== DATA SUPPLIED
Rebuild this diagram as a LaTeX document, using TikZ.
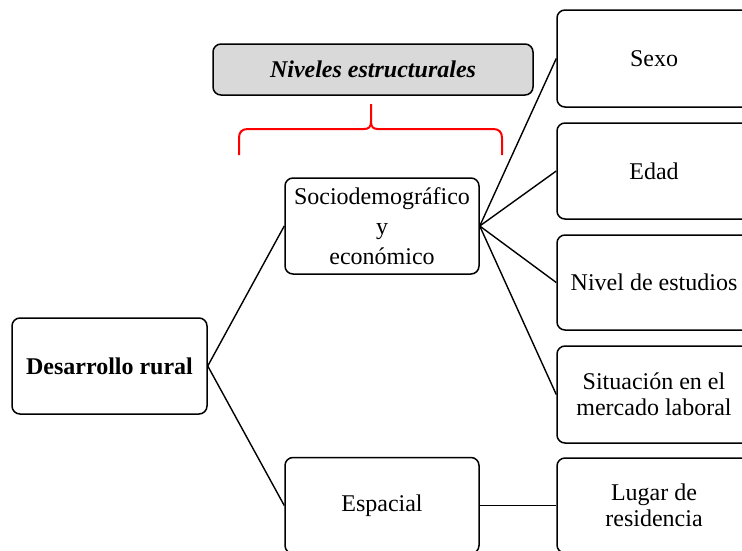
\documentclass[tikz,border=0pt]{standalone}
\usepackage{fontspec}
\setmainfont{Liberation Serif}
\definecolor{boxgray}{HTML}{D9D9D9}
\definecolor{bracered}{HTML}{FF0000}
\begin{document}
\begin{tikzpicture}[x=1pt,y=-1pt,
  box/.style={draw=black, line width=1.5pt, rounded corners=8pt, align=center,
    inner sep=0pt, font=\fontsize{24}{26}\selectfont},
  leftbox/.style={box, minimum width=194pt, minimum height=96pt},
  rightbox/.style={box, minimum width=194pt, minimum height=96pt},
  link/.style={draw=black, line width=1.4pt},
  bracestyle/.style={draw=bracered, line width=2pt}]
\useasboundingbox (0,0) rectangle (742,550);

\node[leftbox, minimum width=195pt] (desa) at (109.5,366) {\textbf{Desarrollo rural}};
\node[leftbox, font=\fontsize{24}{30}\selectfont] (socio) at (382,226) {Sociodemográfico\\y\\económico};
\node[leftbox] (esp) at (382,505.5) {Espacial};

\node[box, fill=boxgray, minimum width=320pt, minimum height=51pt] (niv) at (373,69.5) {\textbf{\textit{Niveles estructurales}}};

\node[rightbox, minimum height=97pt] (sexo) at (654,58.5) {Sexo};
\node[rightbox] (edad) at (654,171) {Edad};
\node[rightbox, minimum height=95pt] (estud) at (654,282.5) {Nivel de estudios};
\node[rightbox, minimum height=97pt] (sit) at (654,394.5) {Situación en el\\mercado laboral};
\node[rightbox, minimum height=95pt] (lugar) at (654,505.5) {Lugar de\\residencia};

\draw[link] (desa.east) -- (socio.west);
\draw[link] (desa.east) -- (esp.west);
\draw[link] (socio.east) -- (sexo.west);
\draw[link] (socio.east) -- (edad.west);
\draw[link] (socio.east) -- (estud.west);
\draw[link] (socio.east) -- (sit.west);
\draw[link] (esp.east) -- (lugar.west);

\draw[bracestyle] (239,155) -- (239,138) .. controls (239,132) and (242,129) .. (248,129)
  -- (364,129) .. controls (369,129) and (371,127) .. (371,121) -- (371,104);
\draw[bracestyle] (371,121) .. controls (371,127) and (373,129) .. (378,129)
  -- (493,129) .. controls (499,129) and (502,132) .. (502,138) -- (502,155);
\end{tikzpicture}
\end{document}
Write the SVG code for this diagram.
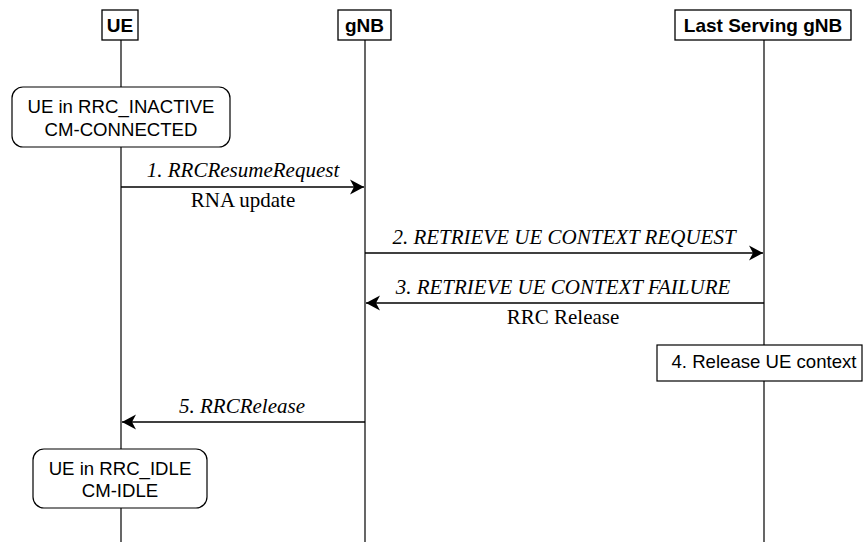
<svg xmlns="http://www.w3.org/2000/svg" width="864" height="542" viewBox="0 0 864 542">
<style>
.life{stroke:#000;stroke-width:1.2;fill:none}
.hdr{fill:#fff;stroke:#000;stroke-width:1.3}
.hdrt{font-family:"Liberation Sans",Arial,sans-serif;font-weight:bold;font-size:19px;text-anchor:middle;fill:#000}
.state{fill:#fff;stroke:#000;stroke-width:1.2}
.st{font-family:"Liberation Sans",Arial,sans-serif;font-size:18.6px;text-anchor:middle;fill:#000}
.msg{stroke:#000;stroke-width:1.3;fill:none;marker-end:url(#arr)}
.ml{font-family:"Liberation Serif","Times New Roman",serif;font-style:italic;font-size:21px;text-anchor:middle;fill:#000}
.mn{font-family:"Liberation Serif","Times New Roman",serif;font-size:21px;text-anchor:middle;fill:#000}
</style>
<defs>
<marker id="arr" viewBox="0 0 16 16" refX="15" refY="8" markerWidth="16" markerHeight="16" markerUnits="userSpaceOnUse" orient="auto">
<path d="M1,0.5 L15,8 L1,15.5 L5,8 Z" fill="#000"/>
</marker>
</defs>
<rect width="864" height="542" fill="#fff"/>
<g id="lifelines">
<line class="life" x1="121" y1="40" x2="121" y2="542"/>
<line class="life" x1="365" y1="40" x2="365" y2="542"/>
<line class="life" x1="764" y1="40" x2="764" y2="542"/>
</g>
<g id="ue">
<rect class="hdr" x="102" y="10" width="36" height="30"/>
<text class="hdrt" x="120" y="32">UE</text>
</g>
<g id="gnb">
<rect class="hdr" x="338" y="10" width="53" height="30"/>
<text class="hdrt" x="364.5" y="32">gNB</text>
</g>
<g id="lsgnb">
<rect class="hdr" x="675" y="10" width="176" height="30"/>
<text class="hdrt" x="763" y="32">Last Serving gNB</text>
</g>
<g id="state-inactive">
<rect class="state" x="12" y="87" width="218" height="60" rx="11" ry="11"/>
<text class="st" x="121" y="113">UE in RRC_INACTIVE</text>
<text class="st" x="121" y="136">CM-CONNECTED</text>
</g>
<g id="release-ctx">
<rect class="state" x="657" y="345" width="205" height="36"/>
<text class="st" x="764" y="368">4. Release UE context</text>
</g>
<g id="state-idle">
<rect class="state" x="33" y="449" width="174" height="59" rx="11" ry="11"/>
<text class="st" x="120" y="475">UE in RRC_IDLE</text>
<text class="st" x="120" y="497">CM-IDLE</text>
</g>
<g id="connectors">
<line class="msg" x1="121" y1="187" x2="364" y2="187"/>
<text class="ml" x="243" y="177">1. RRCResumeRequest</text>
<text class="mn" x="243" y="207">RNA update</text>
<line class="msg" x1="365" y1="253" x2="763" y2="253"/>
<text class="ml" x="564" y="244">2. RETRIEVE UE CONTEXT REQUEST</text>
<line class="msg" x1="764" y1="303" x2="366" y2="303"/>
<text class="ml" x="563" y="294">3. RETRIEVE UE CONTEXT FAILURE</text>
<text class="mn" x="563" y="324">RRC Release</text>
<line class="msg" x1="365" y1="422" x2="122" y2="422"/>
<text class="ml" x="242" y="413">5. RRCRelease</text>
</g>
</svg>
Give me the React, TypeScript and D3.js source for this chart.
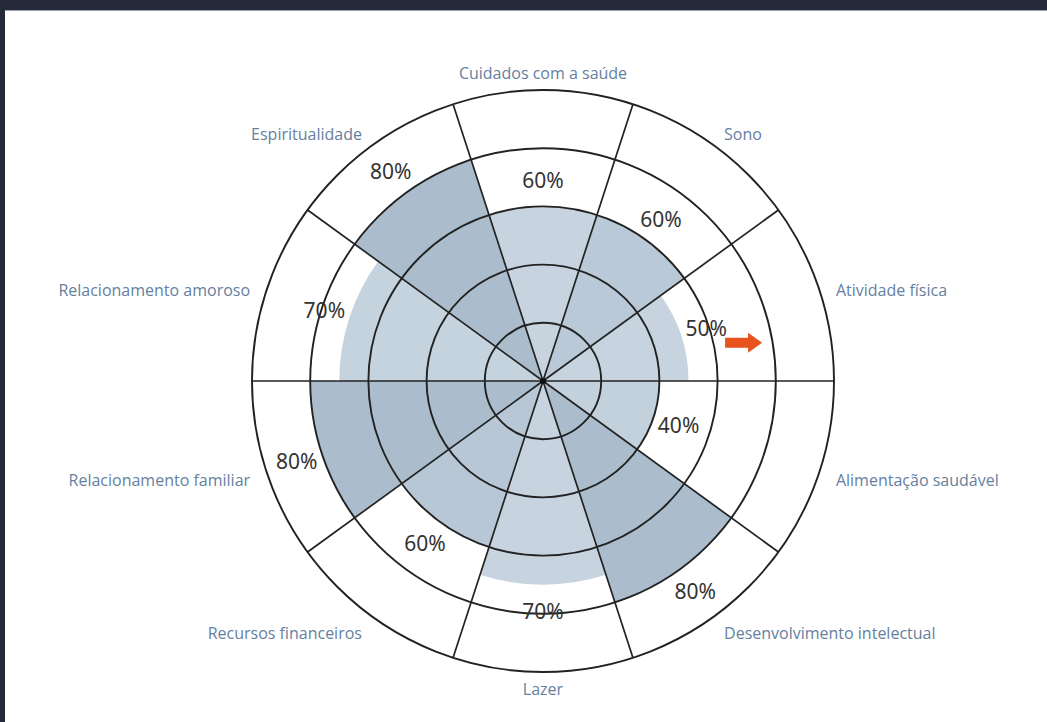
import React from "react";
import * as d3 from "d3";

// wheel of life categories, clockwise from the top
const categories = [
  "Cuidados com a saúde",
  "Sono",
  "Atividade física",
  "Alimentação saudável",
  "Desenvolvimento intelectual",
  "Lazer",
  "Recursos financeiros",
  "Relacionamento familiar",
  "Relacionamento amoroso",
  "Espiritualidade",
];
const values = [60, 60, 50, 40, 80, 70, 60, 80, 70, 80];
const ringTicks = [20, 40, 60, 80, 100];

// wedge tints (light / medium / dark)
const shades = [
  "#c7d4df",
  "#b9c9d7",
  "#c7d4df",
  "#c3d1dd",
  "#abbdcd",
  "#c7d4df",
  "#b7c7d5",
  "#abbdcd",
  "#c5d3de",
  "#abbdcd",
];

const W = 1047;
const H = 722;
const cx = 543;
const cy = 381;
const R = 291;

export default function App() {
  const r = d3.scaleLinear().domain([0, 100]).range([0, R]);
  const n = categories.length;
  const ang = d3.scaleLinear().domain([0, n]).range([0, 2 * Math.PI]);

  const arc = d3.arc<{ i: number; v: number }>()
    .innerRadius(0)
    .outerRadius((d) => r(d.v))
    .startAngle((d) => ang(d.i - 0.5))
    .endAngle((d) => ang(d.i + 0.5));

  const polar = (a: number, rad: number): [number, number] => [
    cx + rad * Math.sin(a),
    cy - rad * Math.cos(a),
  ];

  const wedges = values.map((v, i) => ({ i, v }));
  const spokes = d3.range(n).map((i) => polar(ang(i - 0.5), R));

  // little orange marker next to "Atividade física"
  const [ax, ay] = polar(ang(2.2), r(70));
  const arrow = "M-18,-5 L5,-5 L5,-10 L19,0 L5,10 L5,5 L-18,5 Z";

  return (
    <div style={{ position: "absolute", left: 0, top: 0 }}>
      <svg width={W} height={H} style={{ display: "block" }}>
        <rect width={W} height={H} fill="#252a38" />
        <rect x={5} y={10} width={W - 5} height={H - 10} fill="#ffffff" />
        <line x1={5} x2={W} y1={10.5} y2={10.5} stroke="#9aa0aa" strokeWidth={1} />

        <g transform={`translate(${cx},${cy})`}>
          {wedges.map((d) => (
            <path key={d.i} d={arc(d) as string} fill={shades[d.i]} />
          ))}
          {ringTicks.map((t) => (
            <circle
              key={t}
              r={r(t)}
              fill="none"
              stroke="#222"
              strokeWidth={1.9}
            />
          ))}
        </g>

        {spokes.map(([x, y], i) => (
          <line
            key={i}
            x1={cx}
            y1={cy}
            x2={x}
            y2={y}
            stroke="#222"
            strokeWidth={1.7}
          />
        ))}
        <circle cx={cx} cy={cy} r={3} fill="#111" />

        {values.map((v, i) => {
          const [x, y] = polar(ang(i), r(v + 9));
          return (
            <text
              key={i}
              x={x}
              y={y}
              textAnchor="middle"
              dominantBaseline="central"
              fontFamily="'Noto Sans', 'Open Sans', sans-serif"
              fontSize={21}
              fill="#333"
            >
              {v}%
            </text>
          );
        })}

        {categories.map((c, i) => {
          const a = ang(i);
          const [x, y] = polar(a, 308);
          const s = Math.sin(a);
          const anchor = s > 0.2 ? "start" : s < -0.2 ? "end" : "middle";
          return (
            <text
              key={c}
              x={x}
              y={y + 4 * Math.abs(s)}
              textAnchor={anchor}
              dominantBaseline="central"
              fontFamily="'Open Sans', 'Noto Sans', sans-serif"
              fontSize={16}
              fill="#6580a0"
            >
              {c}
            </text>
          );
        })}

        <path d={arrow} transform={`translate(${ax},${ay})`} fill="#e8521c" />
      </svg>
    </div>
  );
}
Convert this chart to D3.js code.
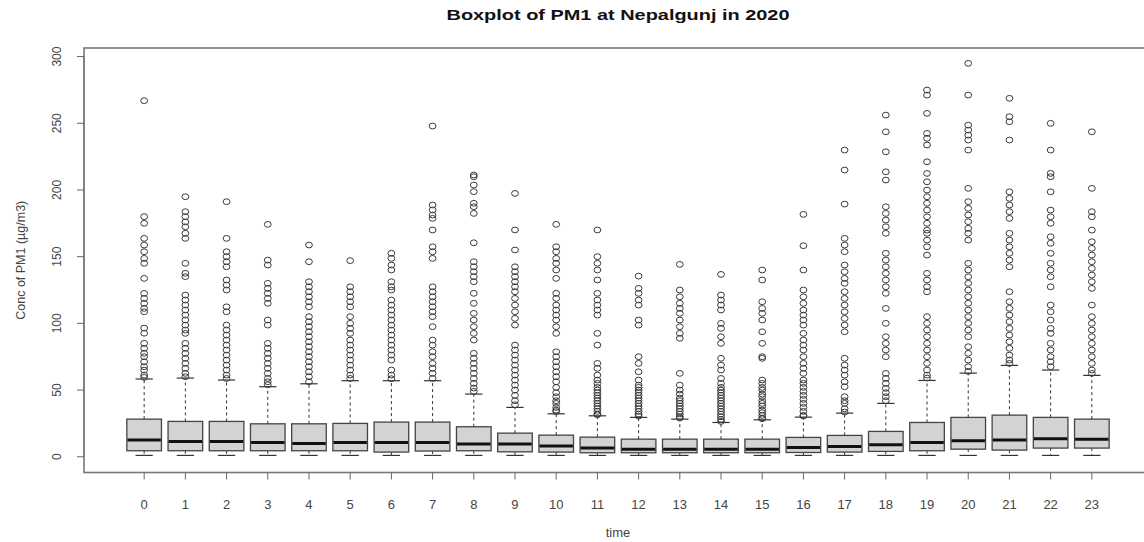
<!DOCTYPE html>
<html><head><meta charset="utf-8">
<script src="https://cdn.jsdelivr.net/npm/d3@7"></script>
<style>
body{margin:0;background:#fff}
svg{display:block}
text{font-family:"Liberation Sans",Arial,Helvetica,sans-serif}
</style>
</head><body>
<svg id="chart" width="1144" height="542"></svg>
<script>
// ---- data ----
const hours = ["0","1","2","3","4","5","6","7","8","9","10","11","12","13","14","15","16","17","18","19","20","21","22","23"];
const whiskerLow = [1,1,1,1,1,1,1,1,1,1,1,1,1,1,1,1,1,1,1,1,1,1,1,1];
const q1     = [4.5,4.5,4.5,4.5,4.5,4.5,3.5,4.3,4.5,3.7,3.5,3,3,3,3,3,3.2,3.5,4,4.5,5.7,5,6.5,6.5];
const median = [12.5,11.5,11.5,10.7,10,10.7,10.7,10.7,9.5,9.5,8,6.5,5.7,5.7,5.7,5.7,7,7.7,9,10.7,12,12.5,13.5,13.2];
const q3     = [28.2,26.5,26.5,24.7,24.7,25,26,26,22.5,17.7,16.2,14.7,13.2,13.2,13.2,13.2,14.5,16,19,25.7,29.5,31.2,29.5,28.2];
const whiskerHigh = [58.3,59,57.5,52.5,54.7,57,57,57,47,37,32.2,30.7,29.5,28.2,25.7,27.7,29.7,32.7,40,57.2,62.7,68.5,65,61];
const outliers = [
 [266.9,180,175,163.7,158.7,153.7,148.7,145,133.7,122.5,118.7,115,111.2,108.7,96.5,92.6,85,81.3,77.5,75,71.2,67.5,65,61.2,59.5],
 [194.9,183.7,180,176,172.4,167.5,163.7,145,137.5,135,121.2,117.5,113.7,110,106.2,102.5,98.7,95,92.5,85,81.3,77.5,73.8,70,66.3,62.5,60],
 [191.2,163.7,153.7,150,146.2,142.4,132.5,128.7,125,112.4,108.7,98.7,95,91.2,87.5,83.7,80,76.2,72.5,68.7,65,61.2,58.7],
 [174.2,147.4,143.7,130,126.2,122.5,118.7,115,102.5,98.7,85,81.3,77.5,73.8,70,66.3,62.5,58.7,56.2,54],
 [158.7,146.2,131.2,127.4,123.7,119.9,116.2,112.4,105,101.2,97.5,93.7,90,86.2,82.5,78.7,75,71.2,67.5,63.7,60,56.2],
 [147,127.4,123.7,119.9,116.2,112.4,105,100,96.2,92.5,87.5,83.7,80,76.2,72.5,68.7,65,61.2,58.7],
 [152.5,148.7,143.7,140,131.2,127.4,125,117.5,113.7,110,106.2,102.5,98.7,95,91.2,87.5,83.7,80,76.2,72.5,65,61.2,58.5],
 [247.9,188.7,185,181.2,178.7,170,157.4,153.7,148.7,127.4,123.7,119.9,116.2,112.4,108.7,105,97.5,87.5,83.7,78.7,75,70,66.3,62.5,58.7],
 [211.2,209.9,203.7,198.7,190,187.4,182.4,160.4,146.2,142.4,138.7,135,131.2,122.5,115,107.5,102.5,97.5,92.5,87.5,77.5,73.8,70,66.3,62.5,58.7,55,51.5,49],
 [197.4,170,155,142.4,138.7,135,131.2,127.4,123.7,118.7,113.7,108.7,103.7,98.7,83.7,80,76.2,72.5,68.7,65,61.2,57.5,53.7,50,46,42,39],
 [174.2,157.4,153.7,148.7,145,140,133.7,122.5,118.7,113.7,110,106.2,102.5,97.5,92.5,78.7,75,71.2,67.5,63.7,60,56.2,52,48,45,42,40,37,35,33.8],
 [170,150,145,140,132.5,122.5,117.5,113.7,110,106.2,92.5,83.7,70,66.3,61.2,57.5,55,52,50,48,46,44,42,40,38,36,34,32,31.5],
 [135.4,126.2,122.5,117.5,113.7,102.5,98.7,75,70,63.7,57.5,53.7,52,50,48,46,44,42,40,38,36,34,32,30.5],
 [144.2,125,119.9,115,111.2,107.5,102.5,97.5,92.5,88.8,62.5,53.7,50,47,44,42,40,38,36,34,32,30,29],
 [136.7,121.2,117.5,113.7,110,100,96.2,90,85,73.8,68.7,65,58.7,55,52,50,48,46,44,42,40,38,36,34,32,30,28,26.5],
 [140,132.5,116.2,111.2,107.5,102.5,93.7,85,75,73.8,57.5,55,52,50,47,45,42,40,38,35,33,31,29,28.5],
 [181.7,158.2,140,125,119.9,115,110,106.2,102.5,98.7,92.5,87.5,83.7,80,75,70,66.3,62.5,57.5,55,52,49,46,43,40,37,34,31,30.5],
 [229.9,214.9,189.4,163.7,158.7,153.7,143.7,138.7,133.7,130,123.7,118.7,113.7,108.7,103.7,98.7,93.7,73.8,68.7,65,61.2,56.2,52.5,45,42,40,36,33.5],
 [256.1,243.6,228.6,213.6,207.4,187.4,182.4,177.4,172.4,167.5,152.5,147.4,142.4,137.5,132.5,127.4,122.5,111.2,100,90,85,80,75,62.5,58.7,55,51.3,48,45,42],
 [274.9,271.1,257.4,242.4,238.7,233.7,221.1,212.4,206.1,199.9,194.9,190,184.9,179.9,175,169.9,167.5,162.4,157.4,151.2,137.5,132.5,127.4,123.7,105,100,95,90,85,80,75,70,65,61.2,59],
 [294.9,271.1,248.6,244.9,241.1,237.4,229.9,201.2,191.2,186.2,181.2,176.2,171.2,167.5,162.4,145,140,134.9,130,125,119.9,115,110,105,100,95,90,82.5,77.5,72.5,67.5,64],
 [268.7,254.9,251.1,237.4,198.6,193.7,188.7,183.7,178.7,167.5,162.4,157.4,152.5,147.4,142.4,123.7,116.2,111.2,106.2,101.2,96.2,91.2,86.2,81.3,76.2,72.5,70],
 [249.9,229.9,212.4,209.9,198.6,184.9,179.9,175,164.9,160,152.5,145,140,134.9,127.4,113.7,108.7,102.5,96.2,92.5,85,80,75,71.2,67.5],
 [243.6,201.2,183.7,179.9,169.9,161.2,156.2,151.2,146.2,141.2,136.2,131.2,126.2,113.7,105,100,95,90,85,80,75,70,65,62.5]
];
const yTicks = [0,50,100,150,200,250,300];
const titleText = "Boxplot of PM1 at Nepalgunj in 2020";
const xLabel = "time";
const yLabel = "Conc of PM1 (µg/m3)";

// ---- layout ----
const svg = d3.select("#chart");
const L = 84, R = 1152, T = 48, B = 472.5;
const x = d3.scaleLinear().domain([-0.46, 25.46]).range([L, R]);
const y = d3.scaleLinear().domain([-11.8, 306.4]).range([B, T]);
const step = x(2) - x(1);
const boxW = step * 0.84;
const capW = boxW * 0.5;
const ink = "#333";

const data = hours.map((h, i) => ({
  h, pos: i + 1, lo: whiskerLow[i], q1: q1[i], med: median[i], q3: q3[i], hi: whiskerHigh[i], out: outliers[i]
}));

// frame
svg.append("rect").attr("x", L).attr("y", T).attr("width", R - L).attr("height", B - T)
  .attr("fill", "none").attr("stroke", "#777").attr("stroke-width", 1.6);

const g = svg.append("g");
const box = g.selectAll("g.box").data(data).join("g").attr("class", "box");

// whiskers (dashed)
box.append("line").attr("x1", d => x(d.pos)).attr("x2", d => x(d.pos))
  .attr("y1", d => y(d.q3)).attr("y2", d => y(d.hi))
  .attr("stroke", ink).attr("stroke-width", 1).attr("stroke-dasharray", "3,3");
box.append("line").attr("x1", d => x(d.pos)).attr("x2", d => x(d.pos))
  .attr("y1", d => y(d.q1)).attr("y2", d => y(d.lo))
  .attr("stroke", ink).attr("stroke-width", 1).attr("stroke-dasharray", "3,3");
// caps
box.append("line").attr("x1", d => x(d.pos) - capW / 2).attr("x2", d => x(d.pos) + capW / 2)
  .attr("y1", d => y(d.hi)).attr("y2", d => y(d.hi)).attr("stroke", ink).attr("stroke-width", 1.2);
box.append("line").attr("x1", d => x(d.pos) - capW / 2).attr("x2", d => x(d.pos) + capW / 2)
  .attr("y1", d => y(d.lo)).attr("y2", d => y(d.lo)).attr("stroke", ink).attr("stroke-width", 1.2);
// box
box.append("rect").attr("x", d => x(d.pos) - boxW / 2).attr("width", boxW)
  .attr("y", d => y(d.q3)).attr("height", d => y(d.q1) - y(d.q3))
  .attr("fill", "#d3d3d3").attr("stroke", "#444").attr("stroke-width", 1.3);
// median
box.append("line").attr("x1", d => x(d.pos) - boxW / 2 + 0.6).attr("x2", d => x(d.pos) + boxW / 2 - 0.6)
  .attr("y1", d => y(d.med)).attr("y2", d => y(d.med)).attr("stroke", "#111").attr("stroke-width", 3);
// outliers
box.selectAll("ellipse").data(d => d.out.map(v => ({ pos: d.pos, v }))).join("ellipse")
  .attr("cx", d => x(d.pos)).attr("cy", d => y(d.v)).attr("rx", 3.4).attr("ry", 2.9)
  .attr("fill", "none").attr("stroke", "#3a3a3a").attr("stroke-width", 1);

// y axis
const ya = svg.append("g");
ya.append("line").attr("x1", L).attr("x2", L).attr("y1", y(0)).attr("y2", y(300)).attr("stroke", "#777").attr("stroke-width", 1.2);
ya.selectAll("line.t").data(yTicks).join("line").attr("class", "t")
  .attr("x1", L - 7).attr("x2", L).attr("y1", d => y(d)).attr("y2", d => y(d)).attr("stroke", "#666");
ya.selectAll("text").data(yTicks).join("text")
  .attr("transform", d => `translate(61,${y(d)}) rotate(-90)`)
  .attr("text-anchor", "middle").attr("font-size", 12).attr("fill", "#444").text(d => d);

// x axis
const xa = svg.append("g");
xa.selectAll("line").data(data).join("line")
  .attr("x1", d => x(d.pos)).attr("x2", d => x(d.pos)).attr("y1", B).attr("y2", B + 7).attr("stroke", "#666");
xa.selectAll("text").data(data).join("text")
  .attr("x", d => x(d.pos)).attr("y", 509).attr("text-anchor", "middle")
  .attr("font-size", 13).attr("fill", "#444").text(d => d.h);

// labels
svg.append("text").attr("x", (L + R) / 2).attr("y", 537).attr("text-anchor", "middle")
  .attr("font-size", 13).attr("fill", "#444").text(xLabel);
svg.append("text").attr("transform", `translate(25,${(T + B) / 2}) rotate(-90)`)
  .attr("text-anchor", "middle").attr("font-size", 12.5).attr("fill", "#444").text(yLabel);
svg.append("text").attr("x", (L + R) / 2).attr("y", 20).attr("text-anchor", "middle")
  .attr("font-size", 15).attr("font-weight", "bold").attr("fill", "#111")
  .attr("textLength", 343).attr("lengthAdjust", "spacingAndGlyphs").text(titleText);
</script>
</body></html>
====
## WHAT IS BEING ASKED:
From the records above, quote word for word only the lines beginning at the line that has "Give me the" and stopping after the line that has "import * as". Omit the pictures.

## ANSWER TO THE PROBLEM:
Give me the React, TypeScript and D3.js source for this chart.
import React from "react";
import * as d3 from "d3";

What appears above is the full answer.